A resource, once granted, cannot be taken away.
Two or more processes are waiting for resources held by one of the other processes. - A callback in AFS:
Enables a server to control bandwidth by telling a client when it can issue a request.
Informs a client when its requested operation has completed.
Informs a client that a requested file lock is available.
Informs a client that a cached file is now invalid. - Which file system is not implemented at the operating system level?
Network File System (NFS).
Andrew File System (AFS).
Microsoft SMB.
Google File System (GFS). - Coda?s client modification log enables:
Reintegration.
Read-write replication.
Consistent caching.
Disconnected operation. - Credit-based flow control in SMB:
Allows the server to control the load from each client.
Provides a billing system for clients that sue a server.
Improves the level of concurrency in file system operations.
Enables the client to cache more data. - Which file system was designed to support concurrent appends to a file?
NFS.
AFS.
SMB.
Coda. - An SMB oplock gives clients:
The possibility of caching file attributes.
The ability to lock a remote file.
The ability to check out a file for disconnected use.

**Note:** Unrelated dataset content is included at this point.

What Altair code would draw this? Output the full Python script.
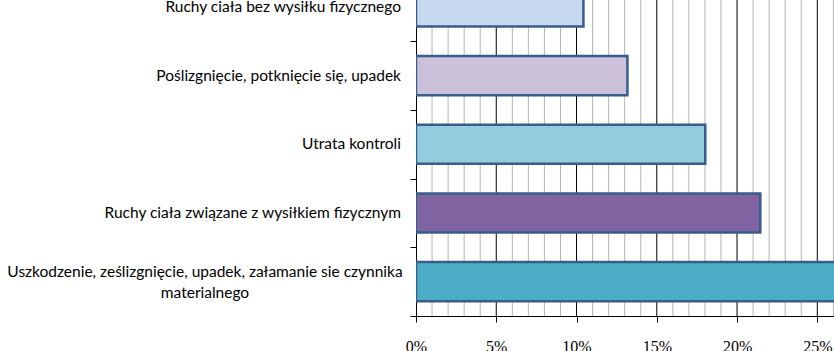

The ability to synchronize local copies of remote files. - Which file systems place file metadata on separate servers from file data?
GFS and Chubby.
Dropbox and GFS.
Chubby, Dropbox, and GFS.
AFS and GFS. - Why did Dropbox add notification servers to their architecture?
To provide a mechanism to alert administrators when problems arise.
Dropbox servers needed to be notified when the file has been uploaded to Amazon servers.
To ensure that files are consistent among multiple clients.
To reduce load from clients polling the servers. - Chubby does not support:
Partial file reads.
Event notifications.
Whole file uploads.
File locking. - AS GFS master:
Identifies the addresses of all the name servers that keep track of file names and data.
Accepts every client request and routes it to the appropriate server.
Stores all the names in the file system along with the location of their data
Receives file write operations from clients that are then propagated to replicas. - How does Bigtable manage the growth of a table?
Individual table cells are distributed among a large set of servers.
An entire column of a table can be migrated to a different server.
Each new row is allocated to one server in a large set of servers based on a hash of its key.
A table is split along rows into sub-tables.